I realised that my main post on this album was rather taken up with trying to prove that Gruff Rhys was a genius and very little about 'Guerrilla' itself and my experience of it. Rather a shame, as it's so tied up with a particular time for me, and I so thoroughly experienced it as a single entity, that it's a good opportunity to talk about that phenomenon, which has been increasingly hard to find with the digitization of music.
So, let me set the scene. The album was released in the summer of 1999, preceded by the single 'Northern Lites'. I hadn't, in fact, been totally and utterly sold on the Furries before that point, but I loved 'Northern Lites'. If any Furries track was to be a massive hit, it was this one, but it stalled at Number 11. The next single, 'Fire in my Heart' came out in August 1999 and was really just as good, a beautiful harmony-laden circular torch song, one of the sweetest, straightest songs the Furries ever did, which again stalled in the charts far short of its deserved position.
I was finally ready to embrace the Furries wholeheartedly as I returned to St Andrews University for my third year, taking up residence in a shared house, 7 Baker Lane.
Aah, Baker Lane. The name sends shivers through all who knew it. I lived there with friends Alex and John. Finding a flat/house in St Andrews was a bit of a circus, always conducted the previous February, as there were only so many good ones to go round. John, Alex and I had agreed to rent with another fellow named Richard Smith, and even reached an agreement on a lovely 4-bedroom house on North Street, only for Smith to mysteriously duck out at the very last minute. Ah Smith.

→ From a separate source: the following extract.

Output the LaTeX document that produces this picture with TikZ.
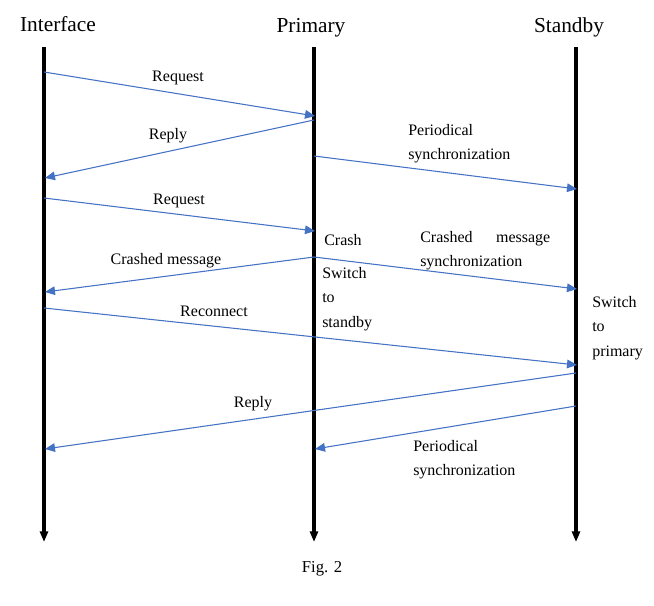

So, we three kings of mirth were stuck needing to find a three-bed place when pretty much everything had already been taken, and all we could find was 7 Baker Lane. It was central - check! A house - super! Picturesque - mmm! It had a piano - luverly, and a garden - sweeet! It had two bedrooms, both the size of cupboards -hmmm. One of them had bunk beds - ah. It had no central heating - eek. It was next door to a mad alcoholic with a mad cat - oooh. Baker Lane, remember the name.
Baker Lane was formerly known as Baxter's Wynd, it was a little alley between two of the town's main road. We got a lot of walking traffic going past. Before winter kicked in, it was a place of revelry. We had an open plan downstairs and we all spent most of our time there with the stereo on, so listening to the same stuff. Alex would impose the likes of Macy Gray, Shelby Lynne and Lauryn Hill on us, I had a bizarre affection for twee-indie no-hopers Ooberman, John would restore order and find universal approval with Belle and Sebastian and, above all, the Super Furry Animals. And above all, Guerrilla.
We really did revel. We ate, drank and made merry, had friends round, had parties - it was as good a version of dissolute, wasted decadence as we could muster. All soundtracked by our Furry Friends. Early in the morning to late into the night. Not necessarily the way to endear yourself to a mad alcoholic next door with a mad cat.
'Guerrilla' is rather a disconcerting album - it squelches and stutters, beauty follows torture, absurdity follows grace, you never really know where you stand with it. Baker Lane was a disconcerting place in a way - statistically one of the lowest ranked places in St Andrews, it was cold and dingy and squalid, but we loved it. I hear the album and my senses fill up - the cold, the smell, the dust, the laughs.
It was the first Furries album I listened to repeatedly and the first I bought. I think there are stronger, more consistent works elsewhere - its predecessor, 'Radiator' is an astonishingly consistent and imaginative work. 'Guerrilla' has several songs which are ideas but not exactly full songs, like 'Wherever I Lay My Phone (That's My Home') and 'Chewing Chewing Gum' - it's the sound of some kind of madness. The childlike refrains bounce out at me, almost haunt me. Honestly, if I'd bought the album now, there would have been lots of tracks I'd have skipped, I'd have stuck with, say, Citizen's Band, Do or Die, Turning Tide, Northern Lites, Night Vision, The Teacher, Fire in My Heart, Keep the Cosmic Trigger Happy. But the point is, I'd have been poorer for it. It's the squelches and the creeping oddities which stick with me, which bring back the memories, which make 'Guerrilla' not just the work of a band I like, there for me to assess, but a part of my life and memories.
These days, I still listen to loads of music, and I try to give whole albums a reasonable chance, but I get to listen to music in a controlled, sanitised, environment and I'll inevitably start skipping to the good ones pretty soon if the weird ones don't grab me. Life's too short. Isn't it?